# Does the analytical continuation of $\sum f(n) x^n$ always have a branch cut if $f(z)$ has a pole?

I suspect the answer to the title question is 'no', but I'm hoping to find an explicit counterexample. Also, I am requiring that $$\sum f(n) x^n$$ has a finite radius of convergence, otherwise, the question would be trivial by picking a holomorphic function.

## My thoughts

The theorem is at least plausible, since $$\sum_{n=1}^\infty \frac{1}{n^k} x^n$$ has a branch cut for any $$k \in \mathbb{N}$$. Since the Lerch Transcendent also has branch cuts, we also have that $$\sum_{n=1}^\infty \frac{1}{(n+a)^k}x^n$$ results in a branch cut. This suggests that meromorphic functions $$f(n)$$ might create branch cuts, since we could write them as the sum of a holomorphic function plus terms like $$\sum_{j} \frac{a_j}{(z+b_j)^{k_j}}$$ each of which perhaps contributes to a branch cut.

This question is born out of the following very non-rigorous method I have been using to obtain the values of branch cuts. To illustrate the method take the simple series $$F(x)=\sum_{n=1}^\infty \frac{(-1)^n }{n} (x-1)^n = - \ln(x)$$. We can represent this sum as a contour integral, specifically, $$F(x) = \int_{1/2- i \infty}^{1/2 + i \infty} \frac{\csc(\pi z)}{2i} \frac{(x-1)^z}{z}dz$$ Now, when the original series converges, we close this contour towards the right (in the case that $$0, we technically need to infinitesimally rotate the contour towards the right to make it converge, but this is not all that important). However, at exactly $$x=0$$ the integrand no longer converges on the right half plane and instead converges on the left half plane. For instance, the left image shows when $$x>0$$ in which case the function becomes small on the right half plane, and when $$x<0$$ (the right image) then the function becomes small on the left half plane

Therefore, at $$x<0$$ we are forced to switch the direction of the contour so that it closes to the left. If there are no residues besides those created by $$\csc(\pi z)$$, then when we are forced to switch the direction of the contour it shouldn't have an effect on the sum (see here: What is the relationship between $\sum_{n=0}^\infty f(n) x^n$ and $-\sum_{n=1}^\infty f(-n) x^{-n}$?). However, in this case, we have the extra residue created by the pole of $$\frac{1}{z}$$. This residue adds a value of $$\pm \pi i$$, depending on how we choose to represent $$(-1)^z$$ (i.e. as $$e^{\pi i z}$$ or $$e^{-\pi i z}$$). Therefore, when we are forced to switch the direction of the contour we are forced to pick up an extra residue, and this residue is what causes the branch cut.

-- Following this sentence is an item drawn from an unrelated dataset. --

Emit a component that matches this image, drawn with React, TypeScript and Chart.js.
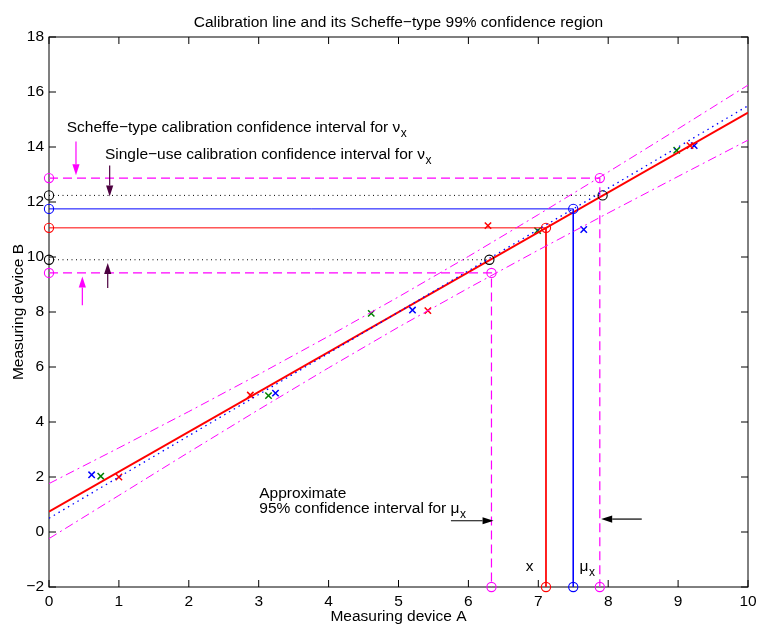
import React, { useEffect, useRef } from 'react';
import { Chart, registerables } from 'chart.js';

Chart.register(...registerables);

const FONT = '"Liberation Sans", Arial, Helvetica, sans-serif';
const FS = 15.5;

// ---------- text ----------
const titleText = 'Calibration line and its Scheffe\u2212type 99% confidence region';
const xLabel = 'Measuring device A';
const yLabel = 'Measuring device B';

// ---------- ticks ----------
const xTicks = [0, 1, 2, 3, 4, 5, 6, 7, 8, 9, 10];
const yTicks = [-2, 0, 2, 4, 6, 8, 10, 12, 14, 16, 18];

// ---------- lines ----------
const fitX = [0, 10];
const fitY = [0.74, 15.25];
const trueX = [0, 10];
const trueY = [0.5, 15.5];

const bandX = [0, 1, 2, 3, 4, 5, 6, 7, 8, 9, 10];
const bandUpper = [1.76, 3.06, 4.38, 5.73, 7.12, 8.55, 10.02, 11.54, 13.09, 14.66, 16.25];
const bandLower = [-0.24, 1.33, 2.9, 4.45, 5.97, 7.45, 8.87, 10.25, 11.6, 12.93, 14.25];

// ---------- measurements ----------
const redX = [1.0, 2.88, 5.42, 6.28, 9.17];
const redY = [2.0, 4.98, 8.05, 11.14, 14.05];
const greenX = [0.74, 3.14, 4.61, 6.99, 8.98];
const greenY = [2.03, 4.96, 7.95, 10.96, 13.88];
const blueX = [0.61, 3.24, 5.2, 7.65, 9.23];
const blueY = [2.08, 5.05, 8.07, 11.0, 14.05];

// ---------- interval construction ----------
const scheffeLevelY = [9.42, 12.87];
const scheffeLevelX = [6.33, 7.88];
const singleLevelY = [9.9, 12.24];
const singleLevelX = [6.3, 7.92];
const observedY = 11.06;
const observedX = 7.11;
const muY = 11.75;
const muX = 7.5;
const X_MIN = 0, X_MAX = 10, Y_MIN = -2, Y_MAX = 18;

// ---------- annotations (data coordinates) ----------
const noteText = [
  'Scheffe\u2212type calibration confidence interval for \u03bd',
  'Single\u2212use calibration confidence interval for \u03bd',
  'Approximate',
  '95% confidence interval for \u03bc',
  'x',
  '\u03bc',
];
const noteSub = ['x', 'x', '', 'x', '', 'x'];
const noteX = [0.253, 0.8, 3.008, 3.008, 6.82, 7.59];
const noteY = [14.56, 13.57, 1.24, 0.68, -1.41, -1.41];

const arrowFromX = [0.386, 0.868, 0.477, 0.84, 5.75, 8.48];
const arrowFromY = [14.2, 13.33, 8.25, 8.87, 0.41, 0.47];
const arrowToX = [0.386, 0.868, 0.477, 0.84, 6.36, 7.9];
const arrowToY = [12.97, 12.2, 9.29, 9.78, 0.41, 0.47];
const arrowColor = ['#ff00ff', '#4d0040', '#ff00ff', '#4d0040', '#000000', '#000000'];

const pts = (xs: number[], ys: number[]) => xs.map((x, i) => ({ x, y: ys[i] }));

const framePlugin = {
  id: 'frame',
  beforeDatasetsDraw(chart: any) {
    const { ctx, chartArea } = chart;
    const { left, top, right, bottom } = chartArea;
    const xs = chart.scales.x;
    const ys = chart.scales.y;
    ctx.save();
    ctx.strokeStyle = '#000';
    ctx.lineWidth = 1;
    ctx.strokeRect(left, top, right - left, bottom - top);
    const tl = 7;
    ctx.beginPath();
    xs.ticks.forEach((t: any) => {
      const p = xs.getPixelForValue(t.value);
      ctx.moveTo(p, bottom);
      ctx.lineTo(p, bottom - tl);
      ctx.moveTo(p, top);
      ctx.lineTo(p, top + tl);
    });
    ys.ticks.forEach((t: any) => {
      const p = ys.getPixelForValue(t.value);
      ctx.moveTo(left, p);
      ctx.lineTo(left + tl, p);
      ctx.moveTo(right, p);
      ctx.lineTo(right - tl, p);
    });
    ctx.stroke();
    ctx.restore();
  },
};

const notesPlugin = {
  id: 'notes',
  afterDatasetsDraw(chart: any) {
    const { ctx } = chart;
    const xs = chart.scales.x;
    const ys = chart.scales.y;
    ctx.save();
    ctx.fillStyle = '#000';
    ctx.textAlign = 'left';
    ctx.textBaseline = 'alphabetic';
    noteText.forEach((txt, i) => {
      const px = xs.getPixelForValue(noteX[i]);
      const py = ys.getPixelForValue(noteY[i]);
      ctx.font = `${FS}px ${FONT}`;
      ctx.fillText(txt, px, py);
      if (noteSub[i]) {
        const w = ctx.measureText(txt).width;
        ctx.font = `12px ${FONT}`;
        ctx.fillText(noteSub[i], px + w + 0.5, py + 5);
      }
    });
    arrowFromX.forEach((_, i) => {
      const x0 = xs.getPixelForValue(arrowFromX[i]);
      const y0 = ys.getPixelForValue(arrowFromY[i]);
      const x1 = xs.getPixelForValue(arrowToX[i]);
      const y1 = ys.getPixelForValue(arrowToY[i]);
      const ang = Math.atan2(y1 - y0, x1 - x0);
      const hl = 11, hw = 3.6;
      ctx.strokeStyle = arrowColor[i];
      ctx.fillStyle = arrowColor[i];
      ctx.lineWidth = 1.2;
      ctx.beginPath();
      ctx.moveTo(x0, y0);
      ctx.lineTo(x1 - Math.cos(ang) * hl, y1 - Math.sin(ang) * hl);
      ctx.stroke();
      ctx.beginPath();
      ctx.moveTo(x1, y1);
      ctx.lineTo(x1 - Math.cos(ang) * hl - Math.sin(ang) * hw, y1 - Math.sin(ang) * hl + Math.cos(ang) * hw);
      ctx.lineTo(x1 - Math.cos(ang) * hl + Math.sin(ang) * hw, y1 - Math.sin(ang) * hl - Math.cos(ang) * hw);
      ctx.closePath();
      ctx.fill();
    });
    ctx.restore();
  },
};

export default function App() {
  const ref = useRef<HTMLCanvasElement | null>(null);

  useEffect(() => {
    if (!ref.current) return;
    const magenta = '#ff00ff';
    const circle = (color: string, dash: number[], width: number, data: any[]) => ({
      data,
      showLine: true,
      borderColor: color,
      borderWidth: width,
      borderDash: dash,
      backgroundColor: 'rgba(0,0,0,0)',
      pointStyle: 'circle',
      pointRadius: 4.6,
      pointBorderWidth: 1.1,
      pointBorderColor: color,
      pointBackgroundColor: 'rgba(0,0,0,0)',
      clip: false,
      tension: 0,
    });
    const line = (color: string, dash: number[], width: number, data: any[]) => ({
      data,
      showLine: true,
      borderColor: color,
      borderWidth: width,
      borderDash: dash,
      pointRadius: 0,
      fill: false,
      tension: 0,
    });
    const marks = (color: string, data: any[]) => ({
      data,
      showLine: false,
      pointStyle: 'crossRot',
      pointRadius: 4.5,
      pointBorderWidth: 1.5,
      pointBorderColor: color,
      borderColor: color,
      backgroundColor: color,
    });

    const chart = new Chart(ref.current, {
      type: 'scatter',
      data: {
        datasets: [
          line('#0000ff', [1.5, 4], 1.3, pts(trueX, trueY)),
          line(magenta, [9, 4, 2, 4], 1, pts(bandX, bandUpper)),
          line(magenta, [9, 4, 2, 4], 1, pts(bandX, bandLower)),
          circle(magenta, [9, 5], 1.2, [
            { x: X_MIN, y: scheffeLevelY[0] },
            { x: scheffeLevelX[0], y: scheffeLevelY[0] },
            { x: scheffeLevelX[0], y: Y_MIN },
          ]),
          circle(magenta, [9, 5], 1.2, [
            { x: X_MIN, y: scheffeLevelY[1] },
            { x: scheffeLevelX[1], y: scheffeLevelY[1] },
            { x: scheffeLevelX[1], y: Y_MIN },
          ]),
          circle('#000000', [1, 3.5], 1, [
            { x: X_MIN, y: singleLevelY[0] },
            { x: singleLevelX[0], y: singleLevelY[0] },
          ]),
          circle('#000000', [1, 3.5], 1, [
            { x: X_MIN, y: singleLevelY[1] },
            { x: singleLevelX[1], y: singleLevelY[1] },
          ]),
          circle('#0000ff', [], 1, [
            { x: X_MIN, y: muY },
            { x: muX, y: muY },
            { x: muX, y: Y_MIN },
          ]),
          circle('#ff0000', [], 1, [
            { x: X_MIN, y: observedY },
            { x: observedX, y: observedY },
            { x: observedX, y: Y_MIN },
          ]),
          line('#ff0000', [], 1.8, pts(fitX, fitY)),
          marks('#ff0000', pts(redX, redY)),
          marks('#008000', pts(greenX, greenY)),
          marks('#0000ff', pts(blueX, blueY)),
        ] as any,
      },
      options: {
        animation: false,
        responsive: false,
        maintainAspectRatio: false,
        events: [],
        layout: { padding: { left: 0, right: 9, top: 0, bottom: 0 } },
        plugins: {
          legend: { display: false },
          tooltip: { enabled: false },
          title: {
            display: true,
            fullSize: false,
            text: titleText,
            color: '#000',
            font: { family: FONT, size: FS, weight: 'normal' },
            padding: { top: 13, bottom: 5.4 },
          },
        },
        scales: {
          x: {
            type: 'linear',
            position: 'bottom',
            min: X_MIN,
            max: X_MAX,
            grid: { display: false, drawTicks: false },
            border: { display: false },
            afterBuildTicks: (s: any) => {
              s.ticks = xTicks.map((v) => ({ value: v }));
            },
            ticks: {
              color: '#000',
              font: { family: FONT, size: FS },
              padding: 5,
              autoSkip: false,
              maxRotation: 0,
              callback: (v: any) => String(v).replace('-', '\u2212'),
            },
            title: {
              display: true,
              text: xLabel,
              color: '#000',
              font: { family: FONT, size: FS },
              padding: { top: 0, bottom: 0 },
            },
            afterFit: (s: any) => {
              s.height = 39;
              s.paddingRight = 0;
              s.paddingLeft = 0;
            },
          },
          y: {
            type: 'linear',
            position: 'left',
            min: Y_MIN,
            max: Y_MAX,
            grid: { display: false, drawTicks: false },
            border: { display: false },
            afterBuildTicks: (s: any) => {
              s.ticks = yTicks.map((v) => ({ value: v }));
            },
            ticks: {
              color: '#000',
              font: { family: FONT, size: FS },
              padding: 5,
              autoSkip: false,
              callback: (v: any) => String(v).replace('-', '\u2212'),
            },
            title: {
              display: true,
              text: yLabel,
              color: '#000',
              font: { family: FONT, size: FS },
              padding: { top: 9, bottom: 0 },
            },
            afterFit: (s: any) => {
              s.width = 49;
              s.paddingTop = 0;
              s.paddingBottom = 0;
            },
          },
        },
      } as any,
      plugins: [framePlugin, notesPlugin],
    });
    return () => chart.destroy();
  }, []);

  return (
    <div style={{ position: 'fixed', left: 0, top: 0, width: 757, height: 626, background: '#fff' }}>
      <canvas ref={ref} width={757} height={626} style={{ width: 757, height: 626, display: 'block' }} />
    </div>
  );
}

If this reasoning extends generally, then we would expect that whenever $$f(n)$$ has a pole and the radius of convergence of $$\sum f(n) x^n$$ is finite, then we will have a branch cut. This argument would suggest that when $$\sum f(n) x^n$$ is evaluated outside its radius of convergence, we need to switch the direction of the contour, and this swap will pick up the extra pole of $$f(n)$$ which will create a branch cut. Though, to reiterate, I don't actually expect this to be true in general. I think this argument breaks down under certain circumstances, so I'd like to find instances where it fails in order to understand how it breaks down.

• Yes, the analytical continuation of a power series of the form ∑f(n)x^n where f(z) has a pole, typically has a branch cut. The presence of a pole in f(z) means that the power series converges only in some region in the complex plane, and outside of this region, the series has to be continued analytically. The cont performed by finding a new representation of function in a different region, often by deforming the contour of integration used in the definition of the series. This process can introduce a branch cut, which is a curve in the complex plane along which the function has a discontinuity
– Barb
Jan 29 at 19:23

A counterexample is given by $$f(z)=\frac{1}{(z+1)\Gamma(-z)}+1$$. This function is meromorphic (with the only pole at $$z=-1$$) and equals $$1$$ at all positive integers, hence $$\sum_{n=1}^\infty f(n)x^n=\frac{x}{1-x}.$$